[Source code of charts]
++++++
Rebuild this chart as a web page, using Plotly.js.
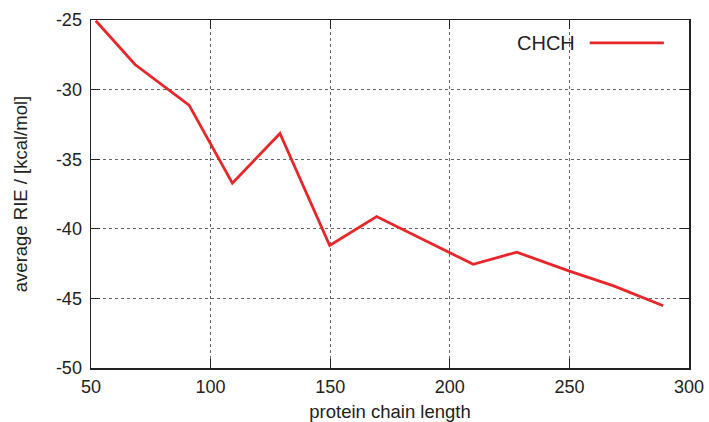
<!DOCTYPE html>
<html>
<head>
<meta charset="utf-8">
<script src="https://cdn.plot.ly/plotly-3.0.1.min.js"></script>
<style>html,body{margin:0;padding:0;background:#fff;}#chart{width:709px;height:422px;}</style>
</head>
<body>
<div id="chart"></div>
<script>
const chainLength = [52, 68.4, 91, 109.1, 129, 149.8, 169.4, 209.8, 228, 250, 268.5, 289.2];
const avgRIE = [-25.05, -28.2, -31.12, -36.72, -33.15, -41.2, -39.12, -42.55, -41.68, -43.04, -44.1, -45.53];
const seriesName = "CHCH";
const xTicks = [50, 100, 150, 200, 250, 300];
const yTicks = [-25, -30, -35, -40, -45, -50];

const font = "Liberation Sans, Arial, Helvetica, sans-serif";
const textColor = "#222";
const red = "#e8262a";

const axisCommon = {
  showline: true, linecolor: "#222", linewidth: 1.5, mirror: "allticks",
  ticks: "inside", ticklen: 9, tickcolor: "#222", tickwidth: 1.2,
  showgrid: true, gridcolor: "#666", griddash: "dot", gridwidth: 1,
  zeroline: false, tickfont: {family: font, size: 18, color: textColor}
};

const trace = {
  x: chainLength, y: avgRIE, name: seriesName, type: "scatter", mode: "lines",
  line: {color: red, width: 2.8}, showlegend: false, cliponaxis: true
};

const layout = {
  width: 709, height: 422,
  margin: {l: 91, r: 20, t: 20, b: 54.3},
  paper_bgcolor: "#fff", plot_bgcolor: "#fff",
  xaxis: Object.assign({}, axisCommon, {
    range: [50, 300], tickvals: xTicks, ticktext: xTicks.map(String),
    ticklabelstandoff: 2,
    title: {text: "protein chain length", font: {family: font, size: 18.5, color: textColor}, standoff: 9}
  }),
  yaxis: Object.assign({}, axisCommon, {
    range: [-50, -25], tickvals: yTicks, ticktext: yTicks.map(String),
    ticklabelstandoff: 4,
    title: {text: "average RIE / [kcal/mol]", font: {family: font, size: 18.5, color: textColor}, standoff: 23}
  }),
  annotations: [{
    xref: "paper", yref: "paper", x: 0.813, y: 0.934, xanchor: "right", yanchor: "middle",
    text: seriesName, showarrow: false, font: {family: font, size: 20, color: textColor}
  }],
  shapes: [{
    type: "line", xref: "paper", yref: "paper", x0: 0.834, x1: 0.958, y0: 0.934, y1: 0.934,
    line: {color: red, width: 2.8}
  }]
};

Plotly.newPlot("chart", [trace], layout, {displayModeBar: false, staticPlot: true});
</script>
</body>
</html>
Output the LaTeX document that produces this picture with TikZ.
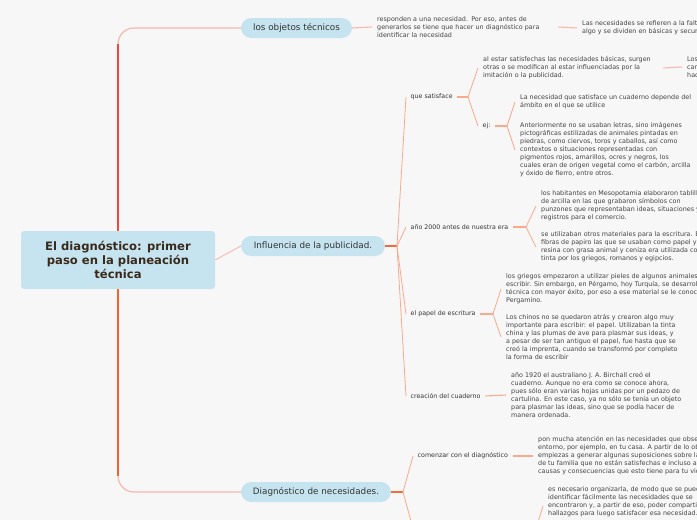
\documentclass[tikz,border=0pt]{standalone}
\usepackage{fontspec}
\setmainfont{DejaVu Sans}
\usetikzlibrary{positioning,calc}

\definecolor{bggray}{HTML}{F7F7F7}
\definecolor{nodeblue}{HTML}{C6E4F0}
\definecolor{rootbrown}{HTML}{3A2A1C}
\definecolor{txtgray}{HTML}{333333}
\definecolor{leafgray}{HTML}{444444}
\definecolor{trunkred}{HTML}{F0493A}
\definecolor{trunkorange}{HTML}{F4632E}
\definecolor{linkpink}{HTML}{F8B8AC}
\definecolor{stemorange}{HTML}{F26A3D}
\definecolor{fanorange}{HTML}{F9A98C}

\tikzset{
  topic/.style={fill=nodeblue, rounded corners=10pt, minimum height=20pt,
    inner sep=0pt, text=txtgray, font=\fontsize{8.8}{10}\selectfont},
  sub/.style={anchor=west, inner xsep=4.5pt, inner ysep=0pt, text=txtgray,
    font=\fontsize{6.3}{8}\selectfont},
  leaf/.style={anchor=west, align=left, inner xsep=5pt, inner ysep=0pt,
    text=leafgray, font=\fontsize{6.4}{8}\selectfont},
  fanline/.style={draw=fanorange, line width=0.8pt},
  stem/.style={draw=stemorange, line width=1.4pt},
  link/.style={draw=linkpink, line width=1.1pt}
}

\begin{document}
\begin{tikzpicture}[x=1pt, y=-1pt]
  \useasboundingbox (0,0) rectangle (697,520);
  \fill[bggray] (0,0) rectangle (697,520);
  \clip (0,0) rectangle (697,520);

  % main nodes
  \node[fill=nodeblue, rounded corners=3pt, minimum width=194pt, minimum height=58pt,
    inner sep=0pt, align=center, text=rootbrown,
    font=\bfseries\fontsize{11.6}{14}\selectfont] (root) at (118,260)
    {El diagnóstico: primer\\paso en la planeación\\técnica};
  \node[topic, minimum width=111pt] (objetos) at (296.5,28) {los objetos técnicos};
  \node[topic, minimum width=144pt] (infl) at (313,246) {Influencia de la publicidad.};
  \node[topic, minimum width=150pt] (diag) at (316,492) {Diagnóstico de necesidades.};

  % los objetos tecnicos
  \node[leaf, text width=176pt] (resp) at (372,27)
    {responden a una necesidad. Por eso, antes de\\generarlos se tiene que hacer un diagnóstico para\\identificar la necesidad};
  \node[leaf] (necesd) at (577,28)
    {Las necesidades se refieren a la falta de\\algo y se dividen en básicas y secundarias.};

  % influencia de la publicidad
  \coordinate (fI) at (397,246);
  \node[sub] (qs) at (406,97) {que satisface};
  \node[sub] (a2000) at (406,227) {año 2000 antes de nuestra era};
  \node[sub] (papel) at (406,314) {el papel de escritura};
  \node[sub] (creac) at (406,396) {creación del cuaderno};

  \coordinate (fQS) at (468,97);
  \node[leaf, text width=175pt] (satisf) at (478,68)
    {al estar satisfechas las necesidades básicas, surgen\\otras o se modifican al estar influenciadas por la\\imitación o la publicidad.};
  \node[leaf] (losc) at (682,67) {Los objetos\\cambian y se\\hacen};
  \node[sub] (ej) at (478,126) {ej:};
  \coordinate (fEj) at (507,126);
  \node[leaf] (cuad) at (515,102)
    {La necesidad que satisface un cuaderno depende del\\ámbito en el que se utilice};
  \node[leaf] (anter) at (515,150)
    {Anteriormente no se usaban letras, sino imágenes\\pictográficas estilizadas de animales pintadas en\\piedras, como ciervos, toros y caballos, así como\\contextos o situaciones representadas con\\pigmentos rojos, amarillos, ocres y negros, los\\cuales eran de origen vegetal como el carbón, arcilla\\y óxido de fierro, entre otros.};

  \coordinate (fA) at (526,227);
  \node[leaf] (habit) at (536,206)
    {los habitantes en Mesopotamia elaboraron tablillas\\de arcilla en las que grabaron símbolos con\\punzones que representaban ideas, situaciones y\\registros para el comercio.};
  \node[leaf] (utiliz) at (536,247)
    {se utilizaban otros materiales para la escritura. Eran las\\fibras de papiro las que se usaban como papel y\\resina con grasa animal y ceniza era utilizada como\\tinta por los griegos, romanos y egipcios.};

  \coordinate (fP) at (493,314);
  \node[leaf] (griegos) at (501,289)
    {los griegos empezaron a utilizar pieles de algunos animales para\\escribir. Sin embargo, en Pérgamo, hoy Turquía, se desarrolló esta\\técnica con mayor éxito, por eso a ese material se le conoce como\\Pergamino.};
  \node[leaf] (chinos) at (501,337)
    {Los chinos no se quedaron atrás y crearon algo muy\\importante para escribir: el papel. Utilizaban la tinta\\china y las plumas de ave para plasmar sus ideas, y\\a pesar de ser tan antiguo el papel, fue hasta que se\\creó la imprenta, cuando se transformó por completo\\la forma de escribir};

  \node[leaf] (a1920) at (506,395)
    {año 1920 el australiano J. A. Birchall creó el\\cuaderno. Aunque no era como se conoce ahora,\\pues sólo eran varias hojas unidas por un pedazo de\\cartulina. En este caso, ya no sólo se tenía un objeto\\para plasmar las ideas, sino que se podía hacer de\\manera ordenada.};

  % diagnostico de necesidades
  \coordinate (fD) at (403,492);
  \node[sub] (comenzar) at (413,456) {comenzar con el diagnóstico};
  \coordinate (sub2) at (414,532);
  \node[leaf] (pon) at (533,456)
    {pon mucha atención en las necesidades que observes en tu\\entorno, por ejemplo, en tu casa. A partir de lo observado\\empiezas a generar algunas suposiciones sobre las necesidades\\de tu familia que no están satisfechas e incluso algunas\\causas y consecuencias que esto tiene para tu vida.};
  \coordinate (fOrg) at (536,528);
  \node[leaf] (esnec) at (543,502)
    {es necesario organizarla, de modo que se pueda\\identificar fácilmente las necesidades que se\\encontraron y, a partir de eso, poder compartir los\\hallazgos para luego satisfacer esa necesidad.};

  % trunks from the root
  \draw[draw=linkpink, line width=1.2pt, rounded corners=16pt] (root.north) |- (objetos.west);
  \draw[draw=trunkred, line width=2pt] (root.north) -- ($(root.north |- objetos.west)+(0,16)$);
  \draw[draw=linkpink, line width=1.2pt, rounded corners=16pt] (root.south) |- (diag.west);
  \draw[draw=trunkorange, line width=2pt] (root.south) -- ($(root.south |- diag.west)+(0,-16)$);
  \draw[link, line width=0.9pt] (root.east) -- (infl.west);

  % connectors
  \draw[link] (objetos.east) -- (resp.west);
  \draw[link] (resp.east) -- (necesd.west);

  \draw[stem] (infl.east) -- (fI);
  \foreach \n in {qs,a2000,papel,creac}
    \draw[fanline] (fI) -- (\n.west);

  \draw[fanline, line width=1.1pt] (qs.east) -- (fQS);
  \draw[fanline] (fQS) -- (satisf.west);
  \draw[fanline] (fQS) -- (ej.west);
  \draw[link] (satisf.east) -- (losc.west);
  \draw[fanline, line width=1.1pt] (ej.east) -- (fEj);
  \draw[fanline] (fEj) -- (cuad.west);
  \draw[fanline] (fEj) -- (anter.west);

  \draw[fanline, line width=1.1pt] (a2000.east) -- (fA);
  \draw[fanline] (fA) -- (habit.west);
  \draw[fanline] (fA) -- (utiliz.west);

  \draw[fanline, line width=1.1pt] (papel.east) -- (fP);
  \draw[fanline] (fP) -- (griegos.west);
  \draw[fanline] (fP) -- (chinos.west);

  \draw[fanline, line width=1.1pt] (creac.east) -- (a1920.west);

  \draw[stem] (diag.east) -- (fD);
  \draw[fanline] (fD) -- (comenzar.west);
  \draw[fanline] (fD) -- (sub2);
  \draw[fanline, line width=1.1pt] (comenzar.east) -- (pon.west);
  \draw[fanline] (fOrg) -- ([yshift=-4pt]esnec.west);
\end{tikzpicture}
\end{document}
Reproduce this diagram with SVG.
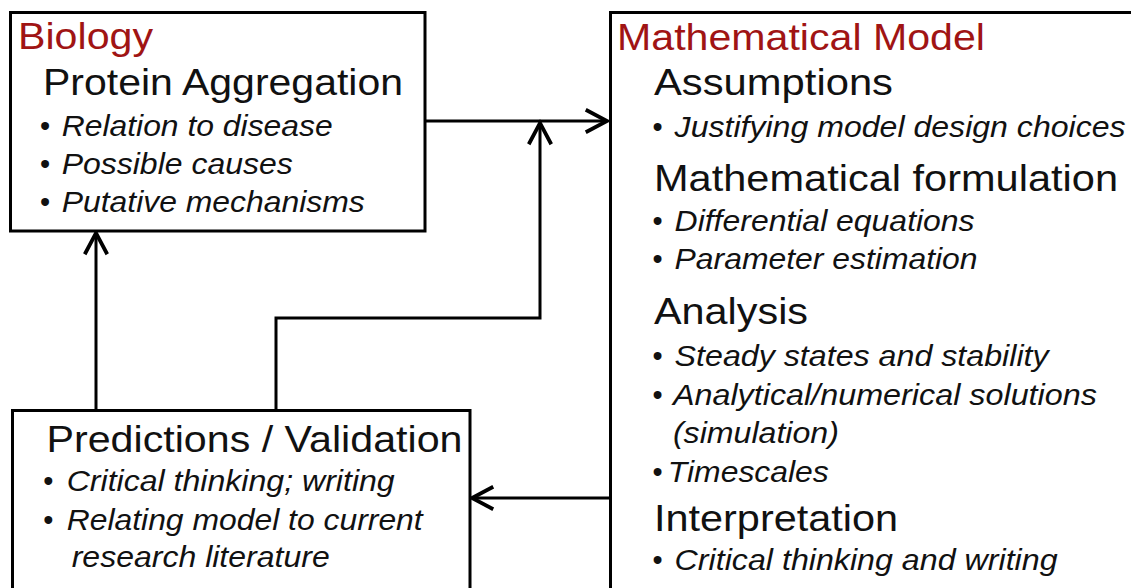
<svg xmlns="http://www.w3.org/2000/svg" width="1131" height="588" viewBox="0 0 1131 588">
  <defs>
    <marker id="arr" markerUnits="userSpaceOnUse" markerWidth="30" markerHeight="30" viewBox="-20 -12 24 24" refX="0" refY="0" orient="auto">
      <path d="M -17 -9 L 0 0 L -17 9" fill="none" stroke="#000" stroke-width="3" stroke-linejoin="miter"/>
    </marker>
    <style>
      .box { fill: #fff; stroke: #000; stroke-width: 3; }
      .title { font-family: "Liberation Sans", Arial, sans-serif; font-size: 37px; fill: #a01414; }
      .head { font-family: "Liberation Sans", Arial, sans-serif; font-size: 37px; fill: #111; }
      .item { font-family: "Liberation Sans", Arial, sans-serif; font-size: 29px; font-style: italic; fill: #111; }
      .bul { font-family: "Liberation Sans", Arial, sans-serif; font-size: 29px; fill: #111; }
      .conn { fill: none; stroke: #000; stroke-width: 3; }
    </style>
  </defs>
  <rect width="1131" height="588" fill="#fff"/>

  <g id="connectors">
    <path class="conn" d="M 425 121 H 607" marker-end="url(#arr)"/>
    <path class="conn" d="M 276 410 V 318 H 540 V 123" marker-end="url(#arr)"/>
    <path class="conn" d="M 96 410 V 233" marker-end="url(#arr)"/>
    <path class="conn" d="M 610 498 H 472" marker-end="url(#arr)"/>
  </g>

  <g id="biology">
    <rect class="box" x="10.5" y="12.5" width="414.5" height="218.5"/>
    <text class="title" x="18" y="49" textLength="135" lengthAdjust="spacingAndGlyphs">Biology</text>
    <text class="head" x="43" y="95" textLength="360" lengthAdjust="spacingAndGlyphs">Protein Aggregation</text>
    <text class="bul" x="40" y="136">•</text>
    <text class="item" x="61.7" y="136" textLength="271" lengthAdjust="spacingAndGlyphs">Relation to disease</text>
    <text class="bul" x="40" y="174">•</text>
    <text class="item" x="61.7" y="174" textLength="231" lengthAdjust="spacingAndGlyphs">Possible causes</text>
    <text class="bul" x="40" y="212">•</text>
    <text class="item" x="61.7" y="212" textLength="303" lengthAdjust="spacingAndGlyphs">Putative mechanisms</text>
  </g>

  <g id="model">
    <rect class="box" x="610.5" y="12.5" width="540" height="600"/>
    <text class="title" x="617" y="50" textLength="368" lengthAdjust="spacingAndGlyphs">Mathematical Model</text>
    <text class="head" x="654" y="95" textLength="239" lengthAdjust="spacingAndGlyphs">Assumptions</text>
    <text class="bul" x="652.5" y="136.5">•</text>
    <text class="item" x="674.6" y="136.5" textLength="451" lengthAdjust="spacingAndGlyphs">Justifying model design choices</text>
    <text class="head" x="654" y="191" textLength="464" lengthAdjust="spacingAndGlyphs">Mathematical formulation</text>
    <text class="bul" x="652.5" y="231">•</text>
    <text class="item" x="674.6" y="231" textLength="300" lengthAdjust="spacingAndGlyphs">Differential equations</text>
    <text class="bul" x="652.5" y="269">•</text>
    <text class="item" x="674.6" y="269" textLength="303" lengthAdjust="spacingAndGlyphs">Parameter estimation</text>
    <text class="head" x="654" y="324" textLength="154" lengthAdjust="spacingAndGlyphs">Analysis</text>
    <text class="bul" x="652.5" y="366">•</text>
    <text class="item" x="674.6" y="366" textLength="374" lengthAdjust="spacingAndGlyphs">Steady states and stability</text>
    <text class="bul" x="652.5" y="405">•</text>
    <text class="item" x="672.9" y="405" textLength="424" lengthAdjust="spacingAndGlyphs">Analytical/numerical solutions</text>
    <text class="item" x="672.9" y="443" textLength="166" lengthAdjust="spacingAndGlyphs">(simulation)</text>
    <text class="bul" x="652.5" y="482">•</text>
    <text class="item" x="667.8" y="482" textLength="161" lengthAdjust="spacingAndGlyphs">Timescales</text>
    <text class="head" x="654" y="531" textLength="244" lengthAdjust="spacingAndGlyphs">Interpretation</text>
    <text class="bul" x="652.5" y="570">•</text>
    <text class="item" x="674.6" y="570" textLength="383" lengthAdjust="spacingAndGlyphs">Critical thinking and writing</text>
  </g>

  <g id="predictions">
    <rect class="box" x="12.5" y="410.5" width="457.5" height="200"/>
    <text class="head" x="46.5" y="452" textLength="416" lengthAdjust="spacingAndGlyphs">Predictions / Validation</text>
    <text class="bul" x="43.3" y="491">•</text>
    <text class="item" x="66.7" y="491" textLength="328" lengthAdjust="spacingAndGlyphs">Critical thinking; writing</text>
    <text class="bul" x="43.3" y="530">•</text>
    <text class="item" x="66.7" y="530" textLength="356" lengthAdjust="spacingAndGlyphs">Relating model to current</text>
    <text class="item" x="71.7" y="567" textLength="258" lengthAdjust="spacingAndGlyphs">research literature</text>
  </g>
</svg>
++++++
Task brief:
Check each line of the data above for the word "with" and say how many lines have it. Give the number alone.

Answer to the task:
2